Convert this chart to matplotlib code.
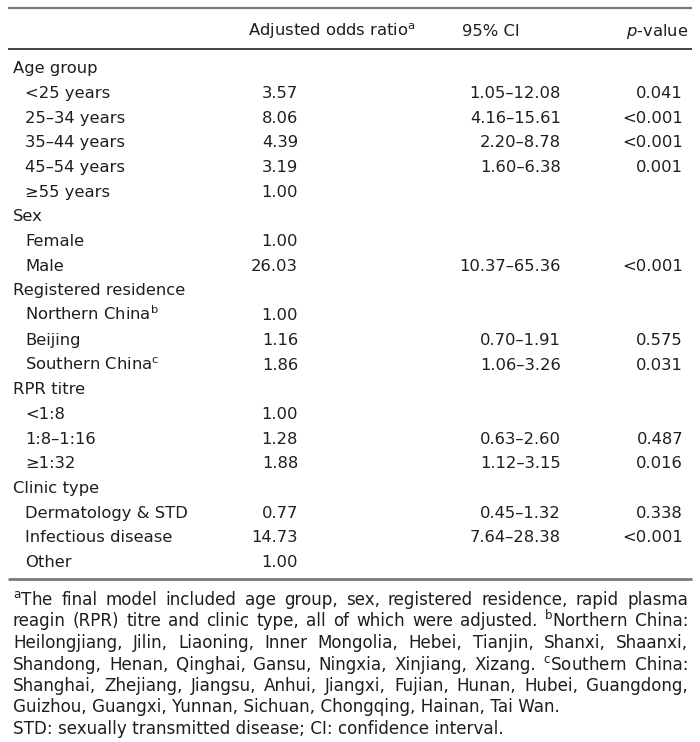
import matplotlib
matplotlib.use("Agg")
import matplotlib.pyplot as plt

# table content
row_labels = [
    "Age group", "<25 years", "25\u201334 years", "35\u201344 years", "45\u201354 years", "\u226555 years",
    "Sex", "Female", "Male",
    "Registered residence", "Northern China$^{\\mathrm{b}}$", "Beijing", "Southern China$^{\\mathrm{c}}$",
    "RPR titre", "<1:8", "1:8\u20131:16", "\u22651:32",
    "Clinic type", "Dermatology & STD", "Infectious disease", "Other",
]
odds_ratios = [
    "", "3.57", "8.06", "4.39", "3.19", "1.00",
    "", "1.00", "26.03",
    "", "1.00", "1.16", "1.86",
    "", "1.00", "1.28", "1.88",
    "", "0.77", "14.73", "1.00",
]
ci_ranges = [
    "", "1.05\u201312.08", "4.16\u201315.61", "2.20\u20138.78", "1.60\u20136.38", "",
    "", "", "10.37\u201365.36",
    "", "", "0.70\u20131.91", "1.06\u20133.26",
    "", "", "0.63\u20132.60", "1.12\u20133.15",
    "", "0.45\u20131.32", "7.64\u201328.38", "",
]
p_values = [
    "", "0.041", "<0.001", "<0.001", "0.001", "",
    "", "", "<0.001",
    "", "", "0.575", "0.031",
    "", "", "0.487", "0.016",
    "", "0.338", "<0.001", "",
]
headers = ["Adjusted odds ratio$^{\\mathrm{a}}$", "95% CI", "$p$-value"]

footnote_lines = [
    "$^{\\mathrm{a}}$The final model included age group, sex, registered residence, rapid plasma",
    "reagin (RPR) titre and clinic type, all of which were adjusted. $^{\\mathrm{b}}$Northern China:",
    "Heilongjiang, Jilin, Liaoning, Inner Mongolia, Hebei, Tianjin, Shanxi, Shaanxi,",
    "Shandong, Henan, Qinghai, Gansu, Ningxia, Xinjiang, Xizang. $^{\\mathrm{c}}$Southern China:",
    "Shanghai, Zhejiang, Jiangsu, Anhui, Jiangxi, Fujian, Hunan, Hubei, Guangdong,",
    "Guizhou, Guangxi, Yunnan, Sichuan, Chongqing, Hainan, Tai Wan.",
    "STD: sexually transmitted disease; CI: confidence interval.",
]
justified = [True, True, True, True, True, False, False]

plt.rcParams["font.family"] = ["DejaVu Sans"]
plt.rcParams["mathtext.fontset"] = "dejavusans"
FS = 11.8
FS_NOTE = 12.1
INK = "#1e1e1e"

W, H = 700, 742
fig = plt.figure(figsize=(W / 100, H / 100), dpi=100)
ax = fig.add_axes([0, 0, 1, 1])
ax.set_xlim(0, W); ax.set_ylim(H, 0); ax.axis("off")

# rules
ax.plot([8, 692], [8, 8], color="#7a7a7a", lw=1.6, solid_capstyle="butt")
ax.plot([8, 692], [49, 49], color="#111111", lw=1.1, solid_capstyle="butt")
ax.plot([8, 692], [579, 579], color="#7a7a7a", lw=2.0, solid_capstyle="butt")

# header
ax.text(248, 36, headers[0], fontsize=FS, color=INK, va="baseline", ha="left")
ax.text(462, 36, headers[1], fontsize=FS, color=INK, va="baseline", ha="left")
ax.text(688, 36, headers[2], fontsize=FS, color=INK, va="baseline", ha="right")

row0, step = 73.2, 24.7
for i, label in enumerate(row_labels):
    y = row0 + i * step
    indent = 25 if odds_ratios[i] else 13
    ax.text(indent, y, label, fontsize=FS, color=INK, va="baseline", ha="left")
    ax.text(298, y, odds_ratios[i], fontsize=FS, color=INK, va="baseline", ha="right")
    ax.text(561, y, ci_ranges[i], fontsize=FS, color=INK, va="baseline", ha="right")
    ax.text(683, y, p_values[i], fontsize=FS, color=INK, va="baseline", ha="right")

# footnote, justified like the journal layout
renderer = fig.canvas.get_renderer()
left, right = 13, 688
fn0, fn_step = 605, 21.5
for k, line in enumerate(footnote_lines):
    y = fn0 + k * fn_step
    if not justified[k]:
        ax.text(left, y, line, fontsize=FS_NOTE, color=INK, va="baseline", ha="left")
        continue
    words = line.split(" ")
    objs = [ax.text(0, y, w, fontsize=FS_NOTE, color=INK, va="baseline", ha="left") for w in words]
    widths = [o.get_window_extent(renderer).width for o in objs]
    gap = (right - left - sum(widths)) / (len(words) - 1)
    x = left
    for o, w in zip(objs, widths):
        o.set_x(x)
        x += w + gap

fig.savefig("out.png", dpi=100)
◆ ◆ ◆ ◆ ◆ ◆ ◆
### EXERCISE
From the data above, write out everything exactly except the pictures.

### OUTPUT OF THE TASK
Convert this chart to matplotlib code.
import matplotlib
matplotlib.use("Agg")
import matplotlib.pyplot as plt

# table content
row_labels = [
    "Age group", "<25 years", "25\u201334 years", "35\u201344 years", "45\u201354 years", "\u226555 years",
    "Sex", "Female", "Male",
    "Registered residence", "Northern China$^{\\mathrm{b}}$", "Beijing", "Southern China$^{\\mathrm{c}}$",
    "RPR titre", "<1:8", "1:8\u20131:16", "\u22651:32",
    "Clinic type", "Dermatology & STD", "Infectious disease", "Other",
]
odds_ratios = [
    "", "3.57", "8.06", "4.39", "3.19", "1.00",
    "", "1.00", "26.03",
    "", "1.00", "1.16", "1.86",
    "", "1.00", "1.28", "1.88",
    "", "0.77", "14.73", "1.00",
]
ci_ranges = [
    "", "1.05\u201312.08", "4.16\u201315.61", "2.20\u20138.78", "1.60\u20136.38", "",
    "", "", "10.37\u201365.36",
    "", "", "0.70\u20131.91", "1.06\u20133.26",
    "", "", "0.63\u20132.60", "1.12\u20133.15",
    "", "0.45\u20131.32", "7.64\u201328.38", "",
]
p_values = [
    "", "0.041", "<0.001", "<0.001", "0.001", "",
    "", "", "<0.001",
    "", "", "0.575", "0.031",
    "", "", "0.487", "0.016",
    "", "0.338", "<0.001", "",
]
headers = ["Adjusted odds ratio$^{\\mathrm{a}}$", "95% CI", "$p$-value"]

footnote_lines = [
    "$^{\\mathrm{a}}$The final model included age group, sex, registered residence, rapid plasma",
    "reagin (RPR) titre and clinic type, all of which were adjusted. $^{\\mathrm{b}}$Northern China:",
    "Heilongjiang, Jilin, Liaoning, Inner Mongolia, Hebei, Tianjin, Shanxi, Shaanxi,",
    "Shandong, Henan, Qinghai, Gansu, Ningxia, Xinjiang, Xizang. $^{\\mathrm{c}}$Southern China:",
    "Shanghai, Zhejiang, Jiangsu, Anhui, Jiangxi, Fujian, Hunan, Hubei, Guangdong,",
    "Guizhou, Guangxi, Yunnan, Sichuan, Chongqing, Hainan, Tai Wan.",
    "STD: sexually transmitted disease; CI: confidence interval.",
]
justified = [True, True, True, True, True, False, False]

plt.rcParams["font.family"] = ["DejaVu Sans"]
plt.rcParams["mathtext.fontset"] = "dejavusans"
FS = 11.8
FS_NOTE = 12.1
INK = "#1e1e1e"

W, H = 700, 742
fig = plt.figure(figsize=(W / 100, H / 100), dpi=100)
ax = fig.add_axes([0, 0, 1, 1])
ax.set_xlim(0, W); ax.set_ylim(H, 0); ax.axis("off")

# rules
ax.plot([8, 692], [8, 8], color="#7a7a7a", lw=1.6, solid_capstyle="butt")
ax.plot([8, 692], [49, 49], color="#111111", lw=1.1, solid_capstyle="butt")
ax.plot([8, 692], [579, 579], color="#7a7a7a", lw=2.0, solid_capstyle="butt")

# header
ax.text(248, 36, headers[0], fontsize=FS, color=INK, va="baseline", ha="left")
ax.text(462, 36, headers[1], fontsize=FS, color=INK, va="baseline", ha="left")
ax.text(688, 36, headers[2], fontsize=FS, color=INK, va="baseline", ha="right")

row0, step = 73.2, 24.7
for i, label in enumerate(row_labels):
    y = row0 + i * step
    indent = 25 if odds_ratios[i] else 13
    ax.text(indent, y, label, fontsize=FS, color=INK, va="baseline", ha="left")
    ax.text(298, y, odds_ratios[i], fontsize=FS, color=INK, va="baseline", ha="right")
    ax.text(561, y, ci_ranges[i], fontsize=FS, color=INK, va="baseline", ha="right")
    ax.text(683, y, p_values[i], fontsize=FS, color=INK, va="baseline", ha="right")

# footnote, justified like the journal layout
renderer = fig.canvas.get_renderer()
left, right = 13, 688
fn0, fn_step = 605, 21.5
for k, line in enumerate(footnote_lines):
    y = fn0 + k * fn_step
    if not justified[k]:
        ax.text(left, y, line, fontsize=FS_NOTE, color=INK, va="baseline", ha="left")
        continue
    words = line.split(" ")
    objs = [ax.text(0, y, w, fontsize=FS_NOTE, color=INK, va="baseline", ha="left") for w in words]
    widths = [o.get_window_extent(renderer).width for o in objs]
    gap = (right - left - sum(widths)) / (len(words) - 1)
    x = left
    for o, w in zip(objs, widths):
        o.set_x(x)
        x += w + gap

fig.savefig("out.png", dpi=100)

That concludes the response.